Machine Translation: VQ-VAE with soft-EM and knowledge distillation yields non-autoregressive translation models that nearly match autoregressive Transformer baselines but with 3.3x faster inference (Roy et al., 2018).
Fast Image Retrieval: Product VQ-VAE and lookup-table-based search enable fast, accurate retrieval from large databases (Wu et al., 2018).

Table: Representative Empirical Results

Application	VQ-VAE Configuration	Result
CIFAR10 Bits/Dim	Standard, hard E-M	4.67 (standard), 4.80 (EM w/ soft assignments)
ImageNet 128x128 Recon	VQ-VAE + PixelCNN prior	High perceptual fidelity at aggressive compression
Machine Translation	NAT w/ distillation (soft-EM variant)	BLEU 26.7 vs 27.0 for greedy Transformer, 3.3× faster
3D Brain Whole Volume	Adapted VQ-VAE (volumetric, brain MRI)	0.825% storage, higher MS-SSIM than α-WGAN

8. Information-Theoretic and Variational Perspectives

The loss of the standard VQ-VAE can be derived from the variational deterministic information bottleneck (VDIB) principle, tying reconstruction to distortion and codebook entropy as regularization (Wu et al., 2018). Training with Expectation Maximization (EM) variants connects to the variational information bottleneck (VIB), encouraging higher entropy posteriors and more uniform codebook utilization. From this perspective, VQ-VAE bridges classic rate–distortion trade-offs with deep representation learning, providing both a theoretical foundation and practical guidance for designing discrete-generative models.

9. Limitations and Ongoing Advances

While VQ-VAE resolves posterior collapse, direct training may encounter instability due to non-differentiable assignments and codebook underutilization ("codebook collapse"). Remedial strategies include:

Increasing codebook learning rate and periodic reinitialization (Łańcucki et al., 2020)
Batch normalization before quantization to improve codeword assignment uniformity
Soft-EM or stochastic quantization schedules (self-annealing) to broaden codebook coverage (Takida et al., 2022)
Hierarchical designs and residual learning to scale to high-dimensional, high-resolution data (Razavi et al., 2019, Adiban et al., 2022, Takida et al., 2023)
Model-based and data-driven rate-adaptive quantization for flexible bitrates (Seo et al., 23 May 2024)

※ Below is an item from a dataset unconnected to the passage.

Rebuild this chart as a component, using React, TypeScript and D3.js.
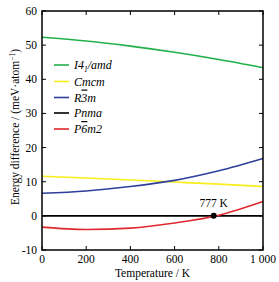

Subsequent research has extended the framework with product and residual quantization (for exponential codebook size), information-theoretic analysis, Gaussian mixture models for probabilistic code assignment, alternative geometric strategies (e.g., HyperVQ for hyperbolic latent space partitioning) (Goswami et al., 18 Mar 2024), and plug-and-play codebook management modules (Zheng et al., 2023).

10. Summary

VQ-VAE is an influential architecture for learning discrete representations of complex data by introducing a quantization-mediated bottleneck and shifting generative modeling toward latent autoregressive priors. Its success in circumventing posterior collapse and enabling hierarchically structured, diverse generations has led to strong empirical results in vision, audio, video, and sequence tasks. Current research emphasizes improving codebook utilization, training stability, scalable architectures, and rate-adaptive flexibility—grounded in variational and information bottleneck theory—continuing to expand the reach of discrete generative modeling.